The intelligent bear argues that Keysight is a cyclical industrial business masquerading as a compounding software platform, and that the current multiple will compress to 25 to 28 times earnings the moment the next capex cycle turns down — delivering a 30 to 40% price decline even if earnings hold at current levels. The response is that the software ARR base is growing fast enough that each successive downturn will be shallower than the last, and that the AI infrastructure and aerospace/defense demand underpins a more durable recovery floor than 5G alone provided in 2022. Both arguments have merit; the bear's is more relevant at 41 times earnings than at 25 times.
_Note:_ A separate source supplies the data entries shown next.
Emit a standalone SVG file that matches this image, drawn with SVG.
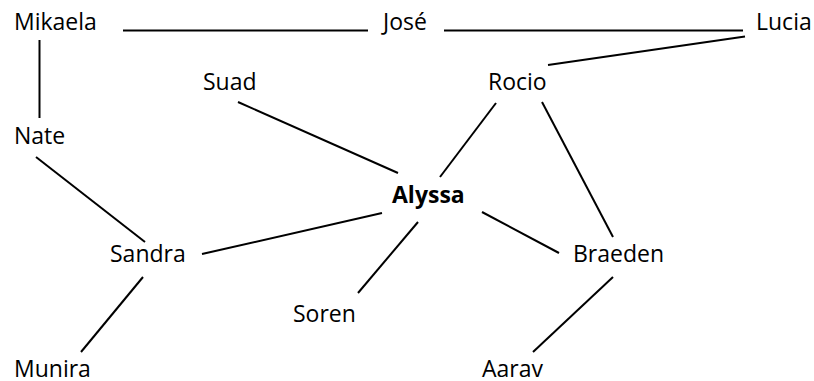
<svg xmlns="http://www.w3.org/2000/svg" width="814" height="381" viewBox="0 0 814 381">
<style>
text{font-family:"Open Sans","Noto Sans",sans-serif;font-size:23px;fill:#000}
.b{font-weight:bold}
line{stroke:#000;stroke-width:2}
</style>
<rect width="814" height="381" fill="#fff"/>
<g id="connectors">
<line x1="123" y1="30.5" x2="368" y2="30.5"/>
<line x1="444" y1="30.5" x2="743" y2="30.5"/>
<line x1="745" y1="36.5" x2="548" y2="65"/>
<line x1="39.5" y1="40" x2="39.5" y2="118"/>
<line x1="238" y1="102" x2="398" y2="173"/>
<line x1="496" y1="103" x2="440" y2="177"/>
<line x1="542" y1="102" x2="613" y2="237"/>
<line x1="36" y1="157" x2="145" y2="242"/>
<line x1="202" y1="254" x2="382" y2="213"/>
<line x1="418" y1="222" x2="358" y2="293"/>
<line x1="482" y1="212" x2="559" y2="253"/>
<line x1="143" y1="277" x2="81" y2="352"/>
<line x1="613" y1="277" x2="533" y2="352"/>
</g>
<g id="mikaela"><text x="14" y="30">Mikaela</text></g>
<g id="jose"><text x="383" y="30">José</text></g>
<g id="lucia"><text x="756" y="30">Lucia</text></g>
<g id="suad"><text x="203" y="90">Suad</text></g>
<g id="rocio"><text x="488" y="90">Rocio</text></g>
<g id="nate"><text x="14" y="144">Nate</text></g>
<g id="alyssa"><text class="b" x="392" y="203">Alyssa</text></g>
<g id="sandra"><text x="110" y="262">Sandra</text></g>
<g id="braeden"><text x="573" y="262">Braeden</text></g>
<g id="soren"><text x="293" y="322">Soren</text></g>
<g id="munira"><text x="14" y="377">Munira</text></g>
<g id="aarav"><text x="482" y="377">Aarav</text></g>
</svg>
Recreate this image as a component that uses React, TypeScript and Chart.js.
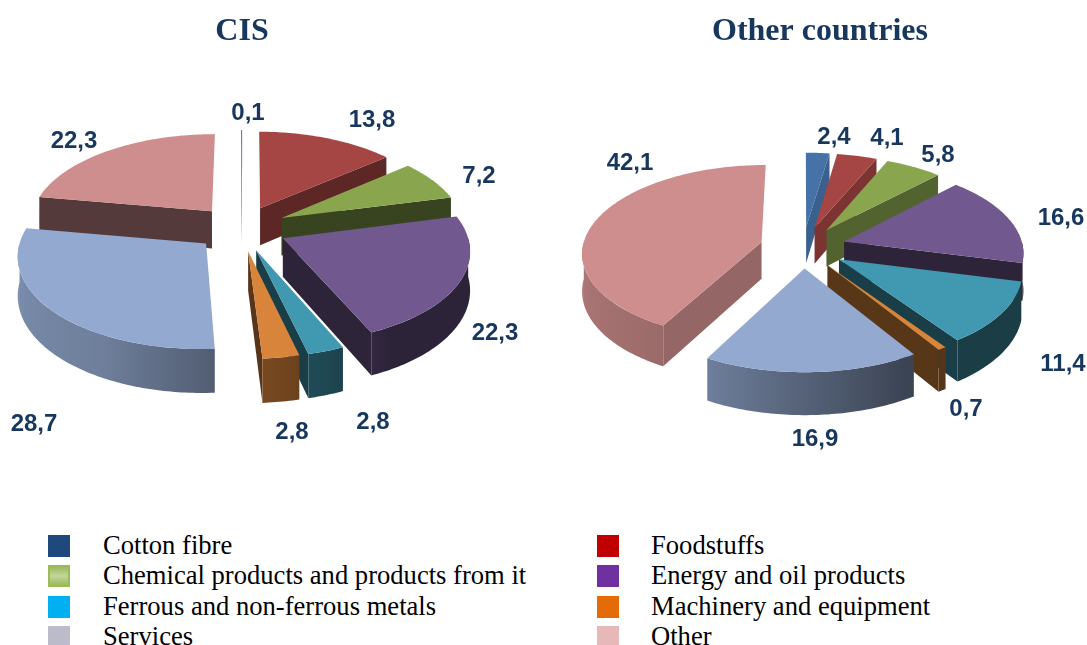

For this assessment to change, the price would need to correct to approximately $150 to $180 per share — representing 15 times normalized pre-tax earnings at mid-cycle — before the risk-reward becomes compelling. Alternatively, earnings would need to compound substantially above current guidance over the next several years to grow into the current multiple: at 15% annual growth from the fiscal year 2026 guidance of $8.59, Keysight reaches $17-plus in non-GAAP EPS by fiscal year 2031, at which point the current price represents roughly 21 times trailing non-GAAP earnings — reasonable but requiring five years of performance that matches the most optimistic current scenario. A meaningful price decline or sustained earnings outperformance beyond guidance would alter the conclusion. Neither is visible today.

The instruments that Keysight makes are prerequisites for every significant electronics technology transition of the next decade. That is a structural fact, not a promotional claim. What it is not is a reason to pay 41 times earnings for a business that, by management's own guidance, faces a gap in its most important growth driver between 5G maturation and 6G ramp.